What you will do:
The lines from the top of the material below through the line containing "noise_period = 0.02" are to be printed exactly, with pictures omitted.

Stored data:
* BEGIN *

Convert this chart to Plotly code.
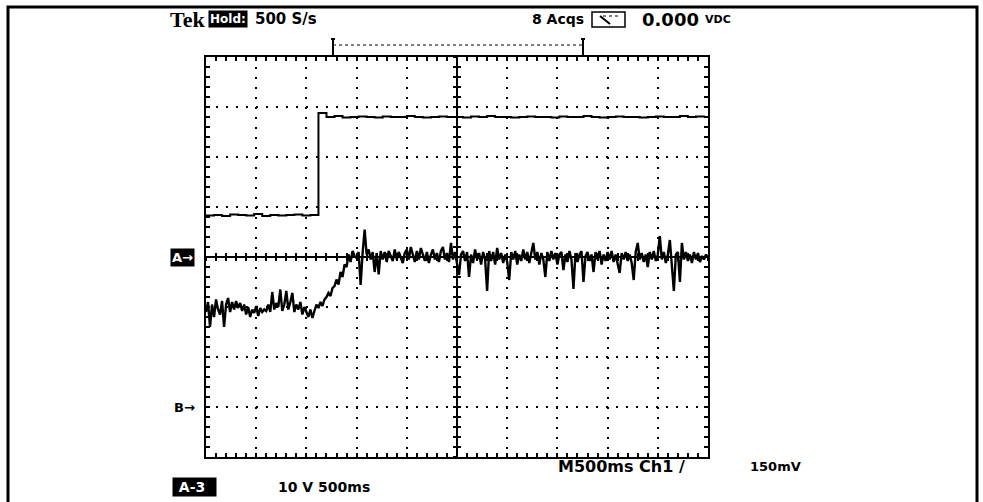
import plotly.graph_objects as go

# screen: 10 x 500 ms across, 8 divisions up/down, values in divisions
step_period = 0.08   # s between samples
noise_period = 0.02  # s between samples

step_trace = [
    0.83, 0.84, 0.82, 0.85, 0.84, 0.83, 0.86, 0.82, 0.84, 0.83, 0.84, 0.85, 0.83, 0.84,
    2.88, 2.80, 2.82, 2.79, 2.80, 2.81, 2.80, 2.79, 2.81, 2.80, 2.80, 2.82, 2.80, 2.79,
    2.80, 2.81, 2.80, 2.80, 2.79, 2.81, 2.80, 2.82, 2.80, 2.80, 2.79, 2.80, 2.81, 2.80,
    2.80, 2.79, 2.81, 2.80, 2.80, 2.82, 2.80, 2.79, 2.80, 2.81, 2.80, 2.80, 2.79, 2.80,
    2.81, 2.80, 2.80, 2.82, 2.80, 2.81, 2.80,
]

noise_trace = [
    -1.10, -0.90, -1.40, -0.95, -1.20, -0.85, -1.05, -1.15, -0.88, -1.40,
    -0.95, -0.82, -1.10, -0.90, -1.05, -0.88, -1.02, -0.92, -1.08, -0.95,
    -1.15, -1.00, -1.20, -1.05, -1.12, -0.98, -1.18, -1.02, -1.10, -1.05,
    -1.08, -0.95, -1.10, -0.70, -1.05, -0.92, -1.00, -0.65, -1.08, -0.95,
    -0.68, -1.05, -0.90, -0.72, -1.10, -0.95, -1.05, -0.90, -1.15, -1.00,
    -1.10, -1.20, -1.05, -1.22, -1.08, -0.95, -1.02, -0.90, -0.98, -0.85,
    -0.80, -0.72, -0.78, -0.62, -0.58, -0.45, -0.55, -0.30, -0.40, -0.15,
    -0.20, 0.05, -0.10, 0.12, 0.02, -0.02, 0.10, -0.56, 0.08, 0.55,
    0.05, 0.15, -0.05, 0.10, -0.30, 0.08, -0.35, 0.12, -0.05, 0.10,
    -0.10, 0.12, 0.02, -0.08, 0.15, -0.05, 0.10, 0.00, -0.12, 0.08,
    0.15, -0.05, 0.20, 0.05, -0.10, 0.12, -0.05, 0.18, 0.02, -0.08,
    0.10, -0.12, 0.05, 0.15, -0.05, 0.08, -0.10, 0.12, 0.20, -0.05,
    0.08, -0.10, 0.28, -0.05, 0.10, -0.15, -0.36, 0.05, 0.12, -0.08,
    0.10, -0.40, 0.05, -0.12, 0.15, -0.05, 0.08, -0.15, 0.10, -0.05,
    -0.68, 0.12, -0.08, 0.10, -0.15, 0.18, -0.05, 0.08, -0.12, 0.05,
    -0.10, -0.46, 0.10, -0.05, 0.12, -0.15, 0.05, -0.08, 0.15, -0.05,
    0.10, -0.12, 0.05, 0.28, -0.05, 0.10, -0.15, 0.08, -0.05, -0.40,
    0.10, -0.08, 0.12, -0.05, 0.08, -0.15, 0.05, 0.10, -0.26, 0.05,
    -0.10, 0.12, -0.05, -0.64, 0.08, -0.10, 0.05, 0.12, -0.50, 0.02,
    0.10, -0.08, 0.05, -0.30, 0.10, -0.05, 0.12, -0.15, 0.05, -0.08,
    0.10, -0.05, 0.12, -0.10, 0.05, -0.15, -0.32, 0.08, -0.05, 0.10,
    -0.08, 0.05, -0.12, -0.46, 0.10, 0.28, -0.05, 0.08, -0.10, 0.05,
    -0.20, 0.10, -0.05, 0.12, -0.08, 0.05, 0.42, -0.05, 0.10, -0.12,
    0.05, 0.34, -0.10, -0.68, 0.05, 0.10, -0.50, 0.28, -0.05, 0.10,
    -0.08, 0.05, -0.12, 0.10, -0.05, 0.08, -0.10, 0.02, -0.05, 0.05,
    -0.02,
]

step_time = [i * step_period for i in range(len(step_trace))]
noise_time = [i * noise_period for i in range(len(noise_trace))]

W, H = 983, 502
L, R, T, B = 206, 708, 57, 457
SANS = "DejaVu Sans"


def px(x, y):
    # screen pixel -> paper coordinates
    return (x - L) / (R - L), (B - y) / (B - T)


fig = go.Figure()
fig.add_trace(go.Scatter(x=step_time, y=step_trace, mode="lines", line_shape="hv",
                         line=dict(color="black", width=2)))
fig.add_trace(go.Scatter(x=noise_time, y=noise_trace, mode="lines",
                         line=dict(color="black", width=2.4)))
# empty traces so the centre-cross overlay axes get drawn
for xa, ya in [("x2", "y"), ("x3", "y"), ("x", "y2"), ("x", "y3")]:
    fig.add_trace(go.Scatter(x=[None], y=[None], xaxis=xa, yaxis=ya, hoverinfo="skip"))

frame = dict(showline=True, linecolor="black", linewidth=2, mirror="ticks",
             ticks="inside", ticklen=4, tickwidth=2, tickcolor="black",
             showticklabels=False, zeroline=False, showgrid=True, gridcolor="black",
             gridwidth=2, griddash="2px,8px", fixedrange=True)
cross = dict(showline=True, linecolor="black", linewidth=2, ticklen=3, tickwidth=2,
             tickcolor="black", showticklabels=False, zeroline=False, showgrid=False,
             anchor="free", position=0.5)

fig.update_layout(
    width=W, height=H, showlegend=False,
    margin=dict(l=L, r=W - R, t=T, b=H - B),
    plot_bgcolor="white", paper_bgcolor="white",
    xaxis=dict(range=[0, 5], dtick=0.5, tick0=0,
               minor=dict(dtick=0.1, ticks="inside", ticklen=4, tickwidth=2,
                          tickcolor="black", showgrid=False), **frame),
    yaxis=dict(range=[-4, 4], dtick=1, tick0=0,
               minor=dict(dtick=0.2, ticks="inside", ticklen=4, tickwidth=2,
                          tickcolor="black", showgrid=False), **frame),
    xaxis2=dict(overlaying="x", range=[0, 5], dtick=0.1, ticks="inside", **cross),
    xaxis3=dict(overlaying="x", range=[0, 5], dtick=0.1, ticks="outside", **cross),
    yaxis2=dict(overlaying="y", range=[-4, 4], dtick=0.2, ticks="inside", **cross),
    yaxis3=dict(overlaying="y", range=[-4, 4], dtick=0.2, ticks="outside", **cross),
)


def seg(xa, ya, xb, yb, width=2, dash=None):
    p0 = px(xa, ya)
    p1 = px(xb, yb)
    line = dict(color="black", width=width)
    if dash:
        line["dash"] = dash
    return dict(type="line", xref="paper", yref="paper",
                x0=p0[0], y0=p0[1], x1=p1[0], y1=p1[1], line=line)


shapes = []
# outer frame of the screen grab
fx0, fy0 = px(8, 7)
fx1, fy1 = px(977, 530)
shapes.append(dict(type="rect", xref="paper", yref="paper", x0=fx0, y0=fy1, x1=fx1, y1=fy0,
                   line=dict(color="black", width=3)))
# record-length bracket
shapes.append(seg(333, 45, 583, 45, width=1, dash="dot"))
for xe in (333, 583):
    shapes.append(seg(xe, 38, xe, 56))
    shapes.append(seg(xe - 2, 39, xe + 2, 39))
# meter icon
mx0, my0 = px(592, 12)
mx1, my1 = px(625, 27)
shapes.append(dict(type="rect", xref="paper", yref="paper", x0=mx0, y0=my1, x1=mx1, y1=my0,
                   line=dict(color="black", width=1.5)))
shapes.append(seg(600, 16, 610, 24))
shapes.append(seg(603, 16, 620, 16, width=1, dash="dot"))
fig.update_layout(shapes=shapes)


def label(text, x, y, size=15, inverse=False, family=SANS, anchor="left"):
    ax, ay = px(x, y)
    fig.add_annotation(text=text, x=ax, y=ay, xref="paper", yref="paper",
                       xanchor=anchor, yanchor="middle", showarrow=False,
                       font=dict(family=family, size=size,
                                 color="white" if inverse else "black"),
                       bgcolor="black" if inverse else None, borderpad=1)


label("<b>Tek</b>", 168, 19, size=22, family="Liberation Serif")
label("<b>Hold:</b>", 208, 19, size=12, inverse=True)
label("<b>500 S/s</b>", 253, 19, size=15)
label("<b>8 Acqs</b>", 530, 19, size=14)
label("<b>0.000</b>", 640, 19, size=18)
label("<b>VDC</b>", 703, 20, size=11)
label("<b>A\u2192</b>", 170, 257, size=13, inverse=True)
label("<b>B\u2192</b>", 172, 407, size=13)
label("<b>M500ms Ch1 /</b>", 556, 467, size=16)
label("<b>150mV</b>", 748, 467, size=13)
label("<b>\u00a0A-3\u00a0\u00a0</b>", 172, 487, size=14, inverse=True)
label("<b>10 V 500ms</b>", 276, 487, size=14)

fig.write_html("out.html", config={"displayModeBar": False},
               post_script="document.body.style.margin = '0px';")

* END *

The reply:
Convert this chart to Plotly code.
import plotly.graph_objects as go

# screen: 10 x 500 ms across, 8 divisions up/down, values in divisions
step_period = 0.08   # s between samples
noise_period = 0.02  # s between samples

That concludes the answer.